Externals problem - Windows Messages

Dar Scott dsc at swcp.com
Thu Jul 3 09:36:00 EDT 2003


On Wednesday, July 2, 2003, at 02:57 AM, Joeri Paeleman wrote:

> For the purposes of my current project, the most important feature 
> would be to simply double-click the icon and show my Revolution stack 
> (which was previously hidden). When initializing the icon, I can 
> specify some windows-messages to be sent to my mainStack. So I 
> specified WM_LBUTTONDBLCLK, hoping that Revolution would recognize the 
> message (as it should). Unfortionately, Revolution responds to this 
> message after a single mouseUp (and executes the stacks mouseUp 
> handler).
> For a moment I thought I could live with this (since I could show my 
> stack after a single click). However, this method only appears to 
> works in the IDE (or, as a standalone, when another stack is visible). 
> So if I build a distribution, launch it, hide my main stack (and all 
> others), and click the icon, nothing happens.
>
> Has anybody got any ideas on how to solve this?
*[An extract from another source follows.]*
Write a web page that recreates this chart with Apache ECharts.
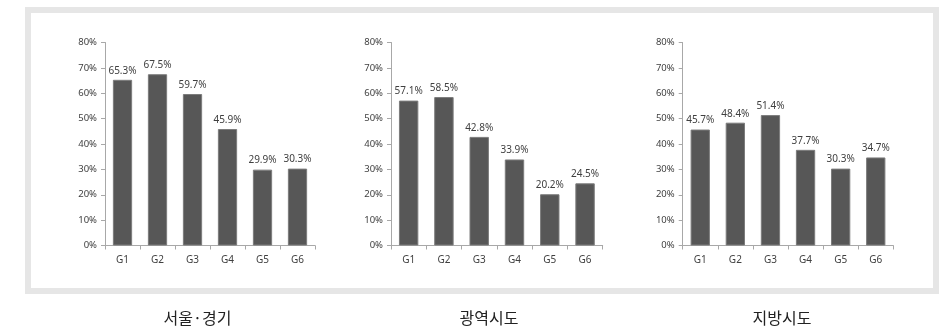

It may be that Revolution does its own double-click processing and you 
need to send a more primitive message.

I wonder if it is possible to create a new thread with the external 
DLL.  You could put a simple message loop in that.  The problem would 
be, then, getting info back to the main thread--see below.
>
> When I get this running, I would obviously like to add a context-menu 
> to my icon. To implement that, it would be nice if there was a way to 
> send messages from the external to the revolution-project. Is there a 
> way to do this (eg using custom Windows-Messages to directly call a 
> Revolution custom-handler)?

I think there is a way to do a Revolution "send".  However, it might 
intended to be called from within an external call and there might be 
problems if this is called from a separate thread.  (If this has thread 
protection, it would be good if that was documented.)  If you set up a 
separate thread then you might need to do your usual multithreading 
shared-data protection and pass it to an external call that is assigned 
to run on idle.  Have the one on idle actually "send" the message.

I haven't built an external this year and my memory is fuzzy here.

Alternately... If you know you will have tcp/ip on the computer, you 
could run your taskbar helper as a separate program and it could send a 
simple datagram message.  Well, it doesn't have to be separate, but it 
may be.

I think Ken Ray has a taskbar utility that might help, too.